Finalmente, como consecuencia de la distorsionada importancia que ha adquirido en las últimas décadas la relación exigibilidad-justiciabilidad de los derechos fundamentales producto del uso excesivo del recurso de protección, un aspecto central de la discusión sobre derechos fundamentales será el rol que jugará una eventual nueva justicia administrativa. En esta discusión, deberá procurarse racionalizar el uso de tutelas o amparos constitucionales de derechos a hipótesis restrictivas que incluyan aspectos como exigencias procesales o estándares de revisión judicial. Hoy son demasiadas las distorsiones que han generado las interpretaciones judiciales expansivas en diversos sectores como consecuencia del abuso del recurso de protección, lo que termina por erosionar la política democrática, que es en última instancia el foro dotado de legitimidad, capacidad técnica y responsabilidad para tomar las «decisiones trágicas» que necesariamente supone una provisión de bienes sociales en un país de recursos escasos.

CONCLUSIÓN

Estamos próximos a comenzar el tercer intento de alcanzar un acuerdo constitucional que proporcione una hoja de ruta a nuestro país para las próximas décadas, por lo que debemos tomarnos la discusión sobre el Estado Social y Democrático de Derecho con la mayor altura y seriedad posible. Esto supone hacer frente a las exigencias técnicas y normativas que exige la gobernanza contemporánea, y a no caer en la tentación de recurrir a herramientas constitucionales propias de mediados del siglo pasado.
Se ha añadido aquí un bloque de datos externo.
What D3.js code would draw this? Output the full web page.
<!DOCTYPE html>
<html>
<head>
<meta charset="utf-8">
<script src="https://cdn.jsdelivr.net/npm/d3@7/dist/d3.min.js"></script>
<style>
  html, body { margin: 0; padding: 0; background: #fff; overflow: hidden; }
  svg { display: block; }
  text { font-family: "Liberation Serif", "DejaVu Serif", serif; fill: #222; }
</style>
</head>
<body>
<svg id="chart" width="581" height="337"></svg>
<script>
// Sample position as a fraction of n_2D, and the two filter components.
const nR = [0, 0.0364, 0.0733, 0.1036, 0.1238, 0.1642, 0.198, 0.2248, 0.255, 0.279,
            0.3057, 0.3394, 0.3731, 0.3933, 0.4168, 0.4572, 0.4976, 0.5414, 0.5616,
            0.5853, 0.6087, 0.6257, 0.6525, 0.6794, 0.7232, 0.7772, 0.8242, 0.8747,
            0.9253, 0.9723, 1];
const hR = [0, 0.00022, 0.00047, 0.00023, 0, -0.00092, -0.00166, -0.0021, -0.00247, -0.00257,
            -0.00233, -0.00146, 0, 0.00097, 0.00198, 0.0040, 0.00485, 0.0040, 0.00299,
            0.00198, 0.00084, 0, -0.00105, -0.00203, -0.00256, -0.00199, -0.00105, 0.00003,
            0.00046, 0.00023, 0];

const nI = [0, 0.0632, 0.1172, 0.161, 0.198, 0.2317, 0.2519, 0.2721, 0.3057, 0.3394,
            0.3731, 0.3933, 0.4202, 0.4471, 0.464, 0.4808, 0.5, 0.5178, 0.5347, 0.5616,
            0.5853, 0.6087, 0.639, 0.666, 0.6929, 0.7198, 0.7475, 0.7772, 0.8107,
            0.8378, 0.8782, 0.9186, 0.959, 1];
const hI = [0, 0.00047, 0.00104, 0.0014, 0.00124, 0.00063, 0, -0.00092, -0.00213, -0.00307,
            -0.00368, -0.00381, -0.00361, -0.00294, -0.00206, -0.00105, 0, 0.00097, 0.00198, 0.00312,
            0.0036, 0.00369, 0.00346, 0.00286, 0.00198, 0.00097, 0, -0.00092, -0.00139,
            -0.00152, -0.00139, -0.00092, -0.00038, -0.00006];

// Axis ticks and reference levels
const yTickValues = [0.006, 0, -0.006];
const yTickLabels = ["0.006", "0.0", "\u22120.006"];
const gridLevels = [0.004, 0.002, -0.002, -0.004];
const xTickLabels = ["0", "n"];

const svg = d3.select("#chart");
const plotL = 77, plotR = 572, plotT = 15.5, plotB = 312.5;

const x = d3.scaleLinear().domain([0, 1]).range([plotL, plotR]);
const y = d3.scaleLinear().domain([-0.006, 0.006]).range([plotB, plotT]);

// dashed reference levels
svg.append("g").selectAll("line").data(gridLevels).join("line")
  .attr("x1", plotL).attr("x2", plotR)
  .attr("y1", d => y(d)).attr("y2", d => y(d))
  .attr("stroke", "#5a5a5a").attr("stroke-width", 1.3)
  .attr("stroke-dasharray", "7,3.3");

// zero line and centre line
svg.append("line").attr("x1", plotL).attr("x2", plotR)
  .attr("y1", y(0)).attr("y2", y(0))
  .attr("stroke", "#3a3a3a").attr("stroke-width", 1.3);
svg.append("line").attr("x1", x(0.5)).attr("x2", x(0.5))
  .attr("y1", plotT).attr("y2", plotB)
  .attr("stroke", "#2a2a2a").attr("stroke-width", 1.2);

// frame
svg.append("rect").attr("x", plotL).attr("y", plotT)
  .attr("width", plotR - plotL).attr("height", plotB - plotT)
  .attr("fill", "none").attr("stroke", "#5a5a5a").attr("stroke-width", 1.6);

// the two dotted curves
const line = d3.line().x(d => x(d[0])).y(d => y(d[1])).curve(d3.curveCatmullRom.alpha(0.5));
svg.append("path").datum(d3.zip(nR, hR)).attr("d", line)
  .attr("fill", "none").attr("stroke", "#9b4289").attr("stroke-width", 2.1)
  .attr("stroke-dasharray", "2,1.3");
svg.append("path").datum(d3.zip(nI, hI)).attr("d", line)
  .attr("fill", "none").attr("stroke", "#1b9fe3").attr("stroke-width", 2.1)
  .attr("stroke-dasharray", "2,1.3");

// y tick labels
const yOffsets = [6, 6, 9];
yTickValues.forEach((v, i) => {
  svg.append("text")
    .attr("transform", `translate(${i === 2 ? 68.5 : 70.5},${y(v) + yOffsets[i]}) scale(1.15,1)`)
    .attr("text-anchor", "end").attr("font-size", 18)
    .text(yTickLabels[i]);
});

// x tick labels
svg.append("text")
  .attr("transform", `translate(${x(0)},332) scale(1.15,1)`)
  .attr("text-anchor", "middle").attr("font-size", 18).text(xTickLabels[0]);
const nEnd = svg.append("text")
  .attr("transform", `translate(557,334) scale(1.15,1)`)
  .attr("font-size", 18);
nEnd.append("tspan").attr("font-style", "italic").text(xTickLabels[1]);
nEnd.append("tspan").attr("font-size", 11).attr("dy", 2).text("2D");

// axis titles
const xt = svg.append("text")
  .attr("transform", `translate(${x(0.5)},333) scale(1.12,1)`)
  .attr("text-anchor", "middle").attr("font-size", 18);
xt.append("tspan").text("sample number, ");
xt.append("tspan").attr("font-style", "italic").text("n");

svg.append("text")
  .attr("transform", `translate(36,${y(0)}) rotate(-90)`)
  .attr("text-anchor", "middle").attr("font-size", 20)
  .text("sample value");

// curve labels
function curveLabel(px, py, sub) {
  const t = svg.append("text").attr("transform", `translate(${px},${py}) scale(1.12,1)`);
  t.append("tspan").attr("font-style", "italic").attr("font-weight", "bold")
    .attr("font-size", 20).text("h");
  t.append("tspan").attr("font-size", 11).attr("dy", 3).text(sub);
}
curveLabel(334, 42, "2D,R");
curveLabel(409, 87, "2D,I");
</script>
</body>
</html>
Sin un Estado moderno, dinámico y flexible que lo materialice, sin una estructura sofisticada de principios, reglas, instituciones y derechos que lo estructuren en la nueva Constitución, el Estado Social no será más que un slogan que puede erosionar más que legitimar la propuesta constitucional. El éxito en esta tarea puede entonces servir como una garantía para nuestra futura estabilidad democrática, en un doble sentido. Primero, porque puede estructurar las bases de un nuevo pacto social que sea percibido como justo y equitativo por la gran mayoría de los ciudadanos. Pero también porque podría erigirse como una defensa para enfrentar institucionalmente la amenaza real de los proyectos autoritarios y populistas que azotan al mundo entero y que ya acechan a nuestro país. No debemos engañarnos: esta amenaza gana terreno ahí donde no hay un Estado en forma que esté a la altura de las demandas y expectativas ciudadanas.